Q: What is 'suspend2'?
A: suspend2 is 'Software Suspend 2', a forked implementation of
suspend-to-disk which is available as separate patches for 2.4 and 2.6
kernels from swsusp.sourceforge.net. It includes support for SMP, 4GB
highmem and preemption. It also has a extensible architecture that
allows for arbitrary transformations on the image (compression,
encryption) and arbitrary backends for writing the image (eg to swap
or an NFS share[Work In Progress]). Questions regarding suspend2
should be sent to the mailing list available through the suspend2
website, and not to the Linux Kernel Mailing List. We are working
toward merging suspend2 into the mainline kernel.
Q: A kernel thread must voluntarily freeze itself (call 'refrigerator').
I found some kernel threads that don't do it, and they don't freeze
so the system can't sleep. Is this a known behavior?
A: All such kernel threads need to be fixed, one by one. Select the
place where the thread is safe to be frozen (no kernel semaphores
should be held at that point and it must be safe to sleep there), and
add:
if (current->flags & PF_FREEZE)
refrigerator(PF_FREEZE);
If the thread is needed for writing the image to storage, you should
instead set the PF_NOFREEZE process flag when creating the thread.
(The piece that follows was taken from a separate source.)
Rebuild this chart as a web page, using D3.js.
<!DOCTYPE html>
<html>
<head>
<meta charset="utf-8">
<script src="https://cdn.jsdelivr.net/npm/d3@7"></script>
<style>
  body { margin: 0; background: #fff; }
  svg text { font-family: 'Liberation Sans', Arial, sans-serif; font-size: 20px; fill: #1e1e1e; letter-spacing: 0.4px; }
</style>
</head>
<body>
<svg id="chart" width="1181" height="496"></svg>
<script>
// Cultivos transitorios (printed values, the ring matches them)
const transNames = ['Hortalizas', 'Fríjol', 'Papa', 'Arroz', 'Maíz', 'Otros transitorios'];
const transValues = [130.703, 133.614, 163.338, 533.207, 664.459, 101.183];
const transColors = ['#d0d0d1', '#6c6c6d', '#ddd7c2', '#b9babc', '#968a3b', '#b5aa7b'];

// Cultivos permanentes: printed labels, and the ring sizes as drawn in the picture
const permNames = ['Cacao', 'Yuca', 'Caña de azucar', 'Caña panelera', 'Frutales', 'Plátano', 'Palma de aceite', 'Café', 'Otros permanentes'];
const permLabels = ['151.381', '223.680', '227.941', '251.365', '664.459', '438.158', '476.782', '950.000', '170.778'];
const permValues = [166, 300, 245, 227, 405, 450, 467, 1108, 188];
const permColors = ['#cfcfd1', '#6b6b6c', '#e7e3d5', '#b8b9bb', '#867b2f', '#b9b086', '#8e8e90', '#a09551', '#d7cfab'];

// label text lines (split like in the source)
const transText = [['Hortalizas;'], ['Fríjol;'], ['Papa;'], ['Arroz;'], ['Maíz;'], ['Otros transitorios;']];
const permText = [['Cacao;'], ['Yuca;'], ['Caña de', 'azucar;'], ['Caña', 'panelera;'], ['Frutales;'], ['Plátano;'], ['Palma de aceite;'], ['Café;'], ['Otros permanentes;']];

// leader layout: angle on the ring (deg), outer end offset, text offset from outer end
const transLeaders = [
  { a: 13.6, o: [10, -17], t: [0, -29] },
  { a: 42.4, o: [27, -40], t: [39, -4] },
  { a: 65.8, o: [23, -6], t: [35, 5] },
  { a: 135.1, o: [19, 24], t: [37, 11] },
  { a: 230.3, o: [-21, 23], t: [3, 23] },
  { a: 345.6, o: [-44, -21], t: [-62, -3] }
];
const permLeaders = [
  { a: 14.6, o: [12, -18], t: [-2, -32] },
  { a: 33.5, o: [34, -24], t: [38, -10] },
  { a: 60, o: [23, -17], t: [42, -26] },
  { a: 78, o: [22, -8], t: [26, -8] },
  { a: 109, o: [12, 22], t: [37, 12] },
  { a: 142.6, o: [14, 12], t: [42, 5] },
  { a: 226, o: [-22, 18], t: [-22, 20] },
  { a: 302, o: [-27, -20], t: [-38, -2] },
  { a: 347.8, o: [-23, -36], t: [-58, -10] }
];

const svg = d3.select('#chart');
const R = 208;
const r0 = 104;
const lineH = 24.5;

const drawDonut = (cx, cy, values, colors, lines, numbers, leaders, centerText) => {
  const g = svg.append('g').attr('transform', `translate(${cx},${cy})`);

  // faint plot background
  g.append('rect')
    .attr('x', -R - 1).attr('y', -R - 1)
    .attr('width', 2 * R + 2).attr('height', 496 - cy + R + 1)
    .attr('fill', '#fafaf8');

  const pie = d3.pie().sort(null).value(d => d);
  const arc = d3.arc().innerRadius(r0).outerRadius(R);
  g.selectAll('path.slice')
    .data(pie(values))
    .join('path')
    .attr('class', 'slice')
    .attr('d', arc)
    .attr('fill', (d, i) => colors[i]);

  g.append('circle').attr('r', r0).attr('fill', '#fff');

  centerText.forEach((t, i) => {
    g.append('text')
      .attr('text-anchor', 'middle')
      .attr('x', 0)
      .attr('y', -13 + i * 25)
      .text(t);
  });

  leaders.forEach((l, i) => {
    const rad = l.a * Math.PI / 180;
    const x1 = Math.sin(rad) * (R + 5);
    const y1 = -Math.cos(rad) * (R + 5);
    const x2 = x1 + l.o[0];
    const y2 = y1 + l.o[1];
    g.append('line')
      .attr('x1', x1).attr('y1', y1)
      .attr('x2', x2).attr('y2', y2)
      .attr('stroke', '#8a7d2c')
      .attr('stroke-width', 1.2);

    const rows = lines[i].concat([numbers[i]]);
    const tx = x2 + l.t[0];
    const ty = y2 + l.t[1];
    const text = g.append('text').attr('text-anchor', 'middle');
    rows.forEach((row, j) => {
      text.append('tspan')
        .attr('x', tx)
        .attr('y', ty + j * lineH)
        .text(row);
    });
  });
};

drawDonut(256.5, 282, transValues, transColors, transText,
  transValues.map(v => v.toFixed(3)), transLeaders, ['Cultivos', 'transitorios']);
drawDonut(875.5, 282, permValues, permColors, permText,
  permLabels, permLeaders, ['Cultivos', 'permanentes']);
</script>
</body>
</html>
Q: What is the difference between between "platform", "shutdown" and
"firmware" in /sys/power/disk?
A:
shutdown: save state in linux, then tell bios to powerdown
platform: save state in linux, then tell bios to powerdown and blink
"suspended led"
firmware: tell bios to save state itself [needs BIOS-specific suspend
partition, and has very little to do with swsusp]
"platform" is actually right thing to do, but "shutdown" is most
reliable.
Q: I do not understand why you have such strong objections to idea of
selective suspend.
A: Do selective suspend during runtime power managment, that's okay. But
its useless for suspend-to-disk. (And I do not see how you could use
it for suspend-to-ram, I hope you do not want that).
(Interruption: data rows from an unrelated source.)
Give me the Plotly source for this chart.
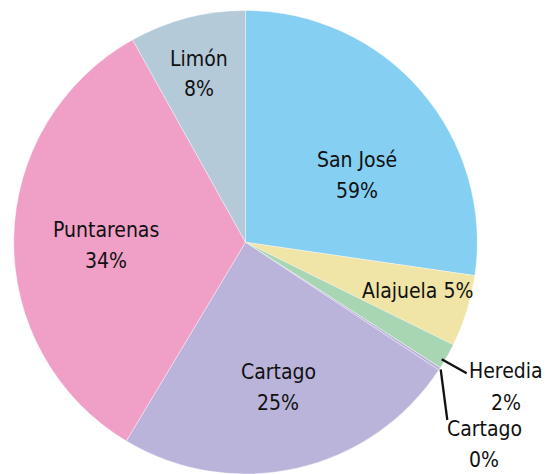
import plotly.graph_objects as go

# Data (slice sizes; shown labels as printed)
regions = ["San José", "Alajuela", "Heredia", "Cartago (0%)", "Cartago", "Puntarenas", "Limón"]
values = [27.3, 5.0, 1.8, 0.2, 24.3, 33.3, 8.1]
label_names = ["San José", "Alajuela", "Heredia", "Cartago", "Cartago", "Puntarenas", "Limón"]
label_pcts = ["59%", "5%", "2%", "0%", "25%", "34%", "8%"]

colors = ["#84cff2", "#f0e4a6", "#a8d6b2", "#bab4da", "#bab4da", "#f0a0c6", "#b4cad8"]

# page body has an 8px margin; size the figure to fill the rest of the window
OFF = 8
W, H = 550 - OFF, 474 - OFF
FONT = "DejaVu Sans Condensed, Liberation Sans Narrow, Roboto, sans-serif"
FS = 21


def sx(px):
    return (px - OFF) / W


def sy(py):
    return 1 - (py - OFF) / H


fig = go.Figure(go.Pie(
    labels=regions,
    values=values,
    sort=False,
    direction="clockwise",
    rotation=0,
    textinfo="none",
    hoverinfo="label+value",
    marker=dict(colors=colors, line=dict(color="rgba(255,255,255,0.6)", width=0.6)),
    domain=dict(x=[sx(13), sx(478)], y=[0, sy(10.5)]),
    showlegend=False,
))

# label placement: centre x and baselines of the two text lines (layout only)
label_x = [357, 417, 506, 484, 278, 105.5, 199]
label_base = [(167.3, 198), (298.3, None), (378.3, 410), (436, 467.3),
              (379.3, 410.7), (237.3, 268.3), (66, 96.7)]

for name, pct, px, (b1, b2) in zip(label_names, label_pcts, label_x, label_base):
    lines = [(f"{name} {pct}", b1)] if b2 is None else [(name, b1), (pct, b2)]
    for txt, base in lines:
        fig.add_annotation(
            x=sx(px), y=sy(base - 7.5), xref="paper", yref="paper",
            text=txt, showarrow=False, xanchor="center", yanchor="middle",
            align="center", font=dict(family=FONT, size=FS, color="#111111"),
        )

# leader lines for the small slices
leaders = [((441.7, 359.3), (466.7, 373.3)), ((440.7, 369.5), (447.3, 420))]
for (x0, y0), (x1, y1) in leaders:
    fig.add_shape(type="line", xref="paper", yref="paper",
                  x0=sx(x0), y0=sy(y0), x1=sx(x1), y1=sy(y1),
                  line=dict(color="#111111", width=2.3))

fig.update_layout(
    width=W, height=H,
    margin=dict(l=0, r=0, t=0, b=0),
    paper_bgcolor="white", plot_bgcolor="white",
)

fig.write_html("out.html")
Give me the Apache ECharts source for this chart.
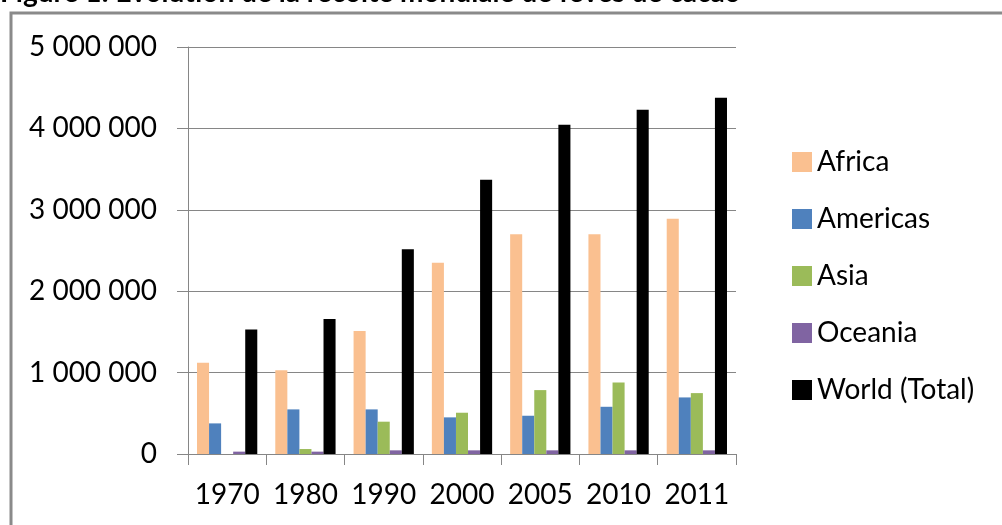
<!DOCTYPE html>
<html>
<head>
<meta charset="utf-8">
<script src="https://cdn.jsdelivr.net/npm/echarts@6/dist/echarts.min.js"></script>
<style>
  html, body { margin: 0; padding: 0; background: #ffffff; }
  #chart { width: 1002px; height: 525px; }
</style>
</head>
<body>
<div id="chart"></div>
<script>
// Cocoa bean harvest by region (tonnes)
const years = ['1970', '1980', '1990', '2000', '2005', '2010', '2011'];
const africa   = [1120000, 1030000, 1510000, 2350000, 2700000, 2700000, 2890000];
const americas = [376000, 548000, 548000, 450000, 470000, 580000, 695000];
const asia     = [0, 61000, 397000, 507000, 785000, 879000, 748000];
const oceania  = [29000, 29000, 45000, 45000, 45000, 45000, 45000];
const world    = [1530000, 1660000, 2515000, 3370000, 4045000, 4229000, 4376000];

const seriesNames = ['Africa', 'Americas', 'Asia', 'Oceania', 'World (Total)'];
const seriesColors = ['#FAC090', '#4F81BD', '#9BBB59', '#8064A2', '#000000'];
const seriesData = [africa, americas, asia, oceania, world];

const titleText = 'Figure 1: Evolution de la récolte mondiale de fèves de cacao';
const font = 'Lato, "Open Sans", sans-serif';

function spaced(v) {
  return String(v).replace(/\B(?=(\d{3})+(?!\d))/g, ' ');
}

const chart = echarts.init(document.getElementById('chart'), null, { renderer: 'canvas' });

chart.setOption({
  animation: false,
  backgroundColor: '#ffffff',
  textStyle: { fontFamily: font },
  grid: { left: 188, right: 266, top: 47, bottom: 71, containLabel: false },
  graphic: [
    {
      type: 'text',
      left: 0,
      top: -21,
      style: {
        text: titleText,
        fontFamily: font,
        fontWeight: 'bold',
        fontSize: 28,
        fill: '#000000'
      }
    },
    {
      type: 'rect',
      shape: { x: 11, y: 13, width: 1010, height: 540 },
      style: { fill: 'none', stroke: '#8a8a8a', lineWidth: 3 },
      silent: true
    }
  ],
  legend: {
    orient: 'vertical',
    left: 787,
    top: 143,
    itemWidth: 20,
    itemHeight: 20,
    itemGap: 29,
    icon: 'rect',
    textStyle: { fontFamily: font, fontSize: 28, color: '#000000', lineHeight: 28 },
    data: seriesNames
  },
  xAxis: {
    type: 'category',
    data: years,
    axisLine: { lineStyle: { color: '#868686', width: 1 } },
    axisTick: { show: true, length: 11, alignWithLabel: false, lineStyle: { color: '#868686' } },
    axisLabel: { interval: 0, fontFamily: font, fontSize: 28, color: '#000000', margin: 27 },
    splitLine: { show: false }
  },
  yAxis: {
    type: 'value',
    min: 0,
    max: 5000000,
    interval: 1000000,
    axisLine: { show: true, lineStyle: { color: '#868686', width: 1 } },
    axisTick: { show: true, length: 11, lineStyle: { color: '#868686' } },
    axisLabel: { fontFamily: font, fontSize: 28, color: '#000000', margin: 31, formatter: spaced },
    splitLine: { show: true, lineStyle: { color: '#868686', width: 1 } }
  },
  series: seriesNames.map((name, i) => ({
    name: name,
    type: 'bar',
    data: seriesData[i],
    barGap: '0%',
    barCategoryGap: '23%',
    itemStyle: { color: seriesColors[i] }
  }))
});
</script>
</body>
</html>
Lets see, so you suggest to
* SUSPEND all but swap device and parents
* Snapshot
* Write image to disk
* SUSPEND swap device and parents
* Powerdown
Oh no, that does not work, if swap device or its parents uses DMA,
you've corrupted data. You'd have to do
* SUSPEND all but swap device and parents
* FREEZE swap device and parents
* Snapshot
* UNFREEZE swap device and parents
* Write
* SUSPEND swap device and parents
Which means that you still need that FREEZE state, and you get more
complicated code. (And I have not yet introduce details like system
devices).
Q: There don't seem to be any generally useful behavioral
distinctions between SUSPEND and FREEZE.
A: Doing SUSPEND when you are asked to do FREEZE is always correct,
but it may be unneccessarily slow. If you want USB to stay simple,
slowness may not matter to you. It can always be fixed later.
For devices like disk it does matter, you do not want to spindown for
FREEZE.
Q: After resuming, system is paging heavilly, leading to very bad interactivity.
A: Try running
cat `cat /proc/[0-9]*/maps | grep / | sed 's:.* /:/:' | sort -u` > /dev/null
after resume. swapoff -a; swapon -a may also be usefull.